В оперетте царил Григорий Ярон, чуть позже Татьяна Шмыга, вот уж подлинно красивый голос, сопрано, не боявшийся самой строгой критики.
И сколько же музыкальной красоты пролилось в те годы в наши души!
Я и вспомнил о творении Карла Целлера потому, что как-то вечером услышал дуэт опереточных певцов сороковых годов из фондов радио. Начиналось их состязание с давно не слышанного мною мотива со словами «Мой любимый старый дед…». И в памяти ожил голос знаменитого в ту пору Владимира Канделаки (если ошибся в имени, да простится мне невольная забывчивость), который часто исполнял эту песню. Мне захотелось ещё раз послушать старую мелодию. Я залез в Интернет и нашёл её. Пела великая Елена Образцова. Да, поистине великая. Голоса такой нежности и красоты я не слышал давно. Все лучшие качества лирического сопрано живым золотом излились в этой арии.
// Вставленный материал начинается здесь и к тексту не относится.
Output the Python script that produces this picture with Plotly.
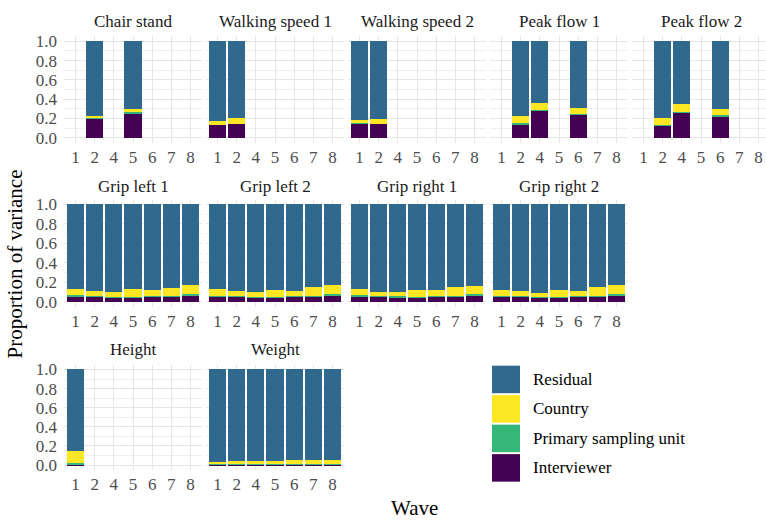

Господи, чего только не обещал он, этот голос грешного и невинного ангела, преданного и служившего одной любви! Все богатства близких наслаждений, всего того, что выше любовного томления: предчувствие восторга, обещанного только тонким душам.
Концерт был записан в каком-то немецком зале. Пела земная женщина, может быть, не вполне отвечавшая канонам классической красоты. Но музыка одушевляла её лицо. Оно пылало от внутренней страсти. Вся душа её сгорала в этом пламени. «Не надо так волноваться, девочка!» - хотелось мне сказать. Конечно, она меня не услышала бы. Во-первых, потому, что была далеко, на плёнке, во-вторых, потому, что не могла петь иначе. В третьих, это было позднее обращение, потому прошёл год или больше, как она ушла от нас, сгорев в огне музыки. Но голос её не умолк, и, думаю, что при всей строгости небесных нравов и сам Господь не отвратит слуха своего, когда в райских кущах раздадутся напевы «Адама», названного так же, как и любимое Творение Божье, созданное из красной глины. Та глина давно вернулась в землю, откуда была взята, но ангельской красоты пение Соловья, Нахтигаля, и сегодня радует слух и Неба и Земли.